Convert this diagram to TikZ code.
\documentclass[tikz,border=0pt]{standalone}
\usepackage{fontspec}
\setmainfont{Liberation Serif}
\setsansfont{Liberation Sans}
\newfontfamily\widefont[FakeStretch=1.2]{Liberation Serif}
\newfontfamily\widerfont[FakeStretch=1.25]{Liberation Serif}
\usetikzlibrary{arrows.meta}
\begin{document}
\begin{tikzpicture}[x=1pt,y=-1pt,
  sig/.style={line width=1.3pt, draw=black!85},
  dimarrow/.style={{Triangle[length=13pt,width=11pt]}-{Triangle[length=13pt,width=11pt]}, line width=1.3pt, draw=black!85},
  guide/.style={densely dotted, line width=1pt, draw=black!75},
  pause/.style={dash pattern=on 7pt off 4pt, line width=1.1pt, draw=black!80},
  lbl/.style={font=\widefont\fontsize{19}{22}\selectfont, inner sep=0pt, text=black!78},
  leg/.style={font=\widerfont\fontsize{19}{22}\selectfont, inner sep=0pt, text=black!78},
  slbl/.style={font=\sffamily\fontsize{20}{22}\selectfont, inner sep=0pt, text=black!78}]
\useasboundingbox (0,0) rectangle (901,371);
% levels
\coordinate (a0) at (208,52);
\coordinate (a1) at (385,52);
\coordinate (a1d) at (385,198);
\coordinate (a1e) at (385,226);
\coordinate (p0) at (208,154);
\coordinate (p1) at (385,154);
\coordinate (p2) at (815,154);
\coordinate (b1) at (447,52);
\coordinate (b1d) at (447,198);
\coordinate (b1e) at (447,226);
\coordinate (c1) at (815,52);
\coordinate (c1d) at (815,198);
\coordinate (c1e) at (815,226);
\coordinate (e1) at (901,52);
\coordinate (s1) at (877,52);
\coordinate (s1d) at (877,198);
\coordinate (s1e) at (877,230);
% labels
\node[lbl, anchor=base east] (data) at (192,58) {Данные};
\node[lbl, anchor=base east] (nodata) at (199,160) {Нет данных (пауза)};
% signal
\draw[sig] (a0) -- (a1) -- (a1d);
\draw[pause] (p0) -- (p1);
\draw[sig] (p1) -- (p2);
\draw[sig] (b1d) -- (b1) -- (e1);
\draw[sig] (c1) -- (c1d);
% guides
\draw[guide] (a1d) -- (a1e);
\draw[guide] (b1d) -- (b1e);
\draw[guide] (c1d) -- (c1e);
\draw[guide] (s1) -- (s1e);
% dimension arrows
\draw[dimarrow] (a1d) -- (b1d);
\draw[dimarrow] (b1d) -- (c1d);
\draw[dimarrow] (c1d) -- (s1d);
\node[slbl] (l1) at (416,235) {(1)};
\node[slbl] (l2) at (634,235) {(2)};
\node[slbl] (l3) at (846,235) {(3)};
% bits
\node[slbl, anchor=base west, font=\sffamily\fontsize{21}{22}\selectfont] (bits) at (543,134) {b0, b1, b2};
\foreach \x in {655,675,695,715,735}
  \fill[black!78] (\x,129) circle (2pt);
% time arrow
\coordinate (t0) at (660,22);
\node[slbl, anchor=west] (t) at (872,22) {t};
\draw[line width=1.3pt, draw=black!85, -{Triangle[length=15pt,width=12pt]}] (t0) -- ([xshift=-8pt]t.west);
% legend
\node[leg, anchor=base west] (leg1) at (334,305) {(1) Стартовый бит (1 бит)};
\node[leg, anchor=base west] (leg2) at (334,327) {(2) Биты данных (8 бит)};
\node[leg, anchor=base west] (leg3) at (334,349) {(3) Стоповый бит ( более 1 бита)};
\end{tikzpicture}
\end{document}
··········
Return each line of the data exactly as written above.

Convert this diagram to TikZ code.
\documentclass[tikz,border=0pt]{standalone}
\usepackage{fontspec}
\setmainfont{Liberation Serif}
\setsansfont{Liberation Sans}
\newfontfamily\widefont[FakeStretch=1.2]{Liberation Serif}
\newfontfamily\widerfont[FakeStretch=1.25]{Liberation Serif}
\usetikzlibrary{arrows.meta}
\begin{document}
\begin{tikzpicture}[x=1pt,y=-1pt,
  sig/.style={line width=1.3pt, draw=black!85},
  dimarrow/.style={{Triangle[length=13pt,width=11pt]}-{Triangle[length=13pt,width=11pt]}, line width=1.3pt, draw=black!85},
  guide/.style={densely dotted, line width=1pt, draw=black!75},
  pause/.style={dash pattern=on 7pt off 4pt, line width=1.1pt, draw=black!80},
  lbl/.style={font=\widefont\fontsize{19}{22}\selectfont, inner sep=0pt, text=black!78},
  leg/.style={font=\widerfont\fontsize{19}{22}\selectfont, inner sep=0pt, text=black!78},
  slbl/.style={font=\sffamily\fontsize{20}{22}\selectfont, inner sep=0pt, text=black!78}]
\useasboundingbox (0,0) rectangle (901,371);
% levels
\coordinate (a0) at (208,52);
\coordinate (a1) at (385,52);
\coordinate (a1d) at (385,198);
\coordinate (a1e) at (385,226);
\coordinate (p0) at (208,154);
\coordinate (p1) at (385,154);
\coordinate (p2) at (815,154);
\coordinate (b1) at (447,52);
\coordinate (b1d) at (447,198);
\coordinate (b1e) at (447,226);
\coordinate (c1) at (815,52);
\coordinate (c1d) at (815,198);
\coordinate (c1e) at (815,226);
\coordinate (e1) at (901,52);
\coordinate (s1) at (877,52);
\coordinate (s1d) at (877,198);
\coordinate (s1e) at (877,230);
% labels
\node[lbl, anchor=base east] (data) at (192,58) {Данные};
\node[lbl, anchor=base east] (nodata) at (199,160) {Нет данных (пауза)};
% signal
\draw[sig] (a0) -- (a1) -- (a1d);
\draw[pause] (p0) -- (p1);
\draw[sig] (p1) -- (p2);
\draw[sig] (b1d) -- (b1) -- (e1);
\draw[sig] (c1) -- (c1d);
% guides
\draw[guide] (a1d) -- (a1e);
\draw[guide] (b1d) -- (b1e);
\draw[guide] (c1d) -- (c1e);
\draw[guide] (s1) -- (s1e);
% dimension arrows
\draw[dimarrow] (a1d) -- (b1d);
\draw[dimarrow] (b1d) -- (c1d);
\draw[dimarrow] (c1d) -- (s1d);
\node[slbl] (l1) at (416,235) {(1)};
\node[slbl] (l2) at (634,235) {(2)};
\node[slbl] (l3) at (846,235) {(3)};
% bits
\node[slbl, anchor=base west, font=\sffamily\fontsize{21}{22}\selectfont] (bits) at (543,134) {b0, b1, b2};
\foreach \x in {655,675,695,715,735}
  \fill[black!78] (\x,129) circle (2pt);
% time arrow
\coordinate (t0) at (660,22);
\node[slbl, anchor=west] (t) at (872,22) {t};
\draw[line width=1.3pt, draw=black!85, -{Triangle[length=15pt,width=12pt]}] (t0) -- ([xshift=-8pt]t.west);
% legend
\node[leg, anchor=base west] (leg1) at (334,305) {(1) Стартовый бит (1 бит)};
\node[leg, anchor=base west] (leg2) at (334,327) {(2) Биты данных (8 бит)};
\node[leg, anchor=base west] (leg3) at (334,349) {(3) Стоповый бит ( более 1 бита)};
\end{tikzpicture}
\end{document}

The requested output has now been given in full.